I wrote a simple spark-streaming application which basically reads stream of events from Kafka and stores these events to Cassandra in a table allowing efficient queries over these data. The main purpose of this job is to process current real-time data. But there are also historical events stored in hdfs.
I want to reuse the code processing RDDs (a part of the streaming job) in a historical job and I am wondering what is the best solution for reading historical data according to the following requirements:
- Historical events are stored in daily rolled up files in hdfs (I want to run the job on a range of historical files)
- It would be nice to have a possibility of pausing the job (inserts to cassandra are idempotent, so I need at-least-once processing)
- I want to have some throttling mechanism allowing to define maximum number of events which can be processed (in a period of time: e.g every 1min)
I've considered two approaches so far:
- Batch Spark job
- Ad1: Is there a better way to define RDD based on range of files than creating one RDD for each file and then union them?
- Ad2,3: Is it possible?
- Spark Streaming job
- Ad1: How to efficiently define a range of input files?
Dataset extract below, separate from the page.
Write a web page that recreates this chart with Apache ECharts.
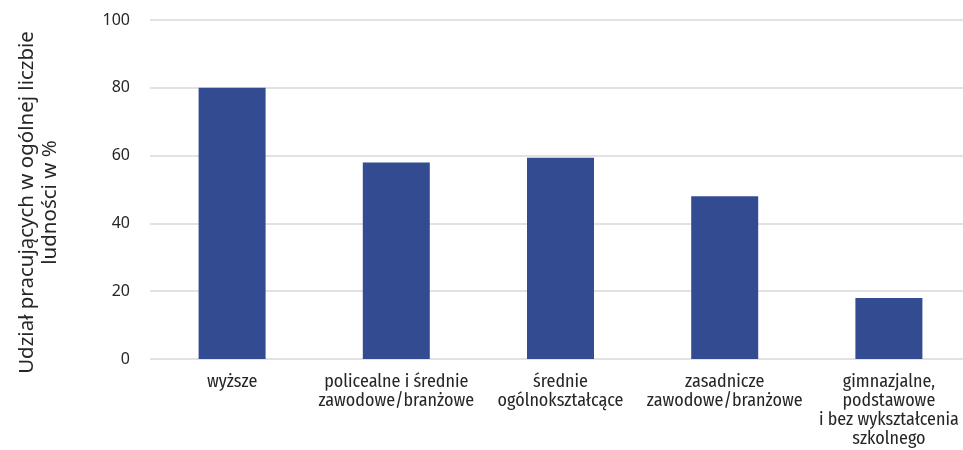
<!DOCTYPE html>
<html><head><meta charset="utf-8">
<script src="https://cdn.jsdelivr.net/npm/echarts@6/dist/echarts.min.js"></script>
<style>html,body{margin:0;padding:0;background:#fff}#c{width:963px;height:450px}</style>
</head><body><div id="c"></div>
<script>
const categories = ["wyższe", "policealne i średnie\nzawodowe/branżowe", "średnie\nogólnokształcące", "zasadnicze\nzawodowe/branżowe", "gimnazjalne,\npodstawowe\ni bez wykształcenia\nszkolnego"];
const values = [80, 58, 59.4, 48, 18];
const yTicks = { min: 0, max: 100, interval: 20 };
const yName = "Udział pracujących w ogólnej liczbie\nludności w %";
const FONT = '"Fira Sans Condensed", "Liberation Sans Narrow", "DejaVu Sans Condensed", sans-serif';
const FONT2 = '"Noto Sans", "Open Sans", sans-serif';
const chart = echarts.init(document.getElementById('c'));
chart.setOption({
  animation: false,
  grid: { left: 150, width: 821, top: 20, bottom: 91, containLabel: false, outerBoundsMode: 'none' },
  xAxis: {
    type: 'category', data: categories,
    axisLine: { show: false }, axisTick: { show: false },
    axisLabel: { color: '#262626', fontSize: 18, fontFamily: FONT, lineHeight: 19, margin: 13, interval: 0 }
  },
  yAxis: {
    type: 'value', min: yTicks.min, max: yTicks.max, interval: yTicks.interval,
    name: yName, nameLocation: 'middle', nameGap: 88, nameRotate: 90,
    nameTextStyle: { color: '#262626', fontSize: 20.5, fontFamily: FONT2, lineHeight: 23, padding: [0, 26, 0, 0] },
    axisLine: { show: false }, axisTick: { show: false },
    axisLabel: { color: '#262626', fontSize: 16, fontFamily: FONT2, margin: 20 },
    splitLine: { lineStyle: { color: '#d9d9d9', width: 1.5 } }
  },
  series: [{
    type: 'bar', data: values, barWidth: 67,
    itemStyle: { color: '#334b91' }
  }]
});
</script></body></html>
Sth better than using
ssc.textFileStream(inputDir)
and copying files which I want to process to this directory? - Ad2: I assume that setting a checkpoint directory is what I am looking for.
- Ad3 I plan to use
spark.streaming.receiver.maxRate
property
- Ad1: How to efficiently define a range of input files? Sth better than using
Am I right that regular batch spark cannot meet my requirements? I am waiting for your advice regarding to spark streaming solution.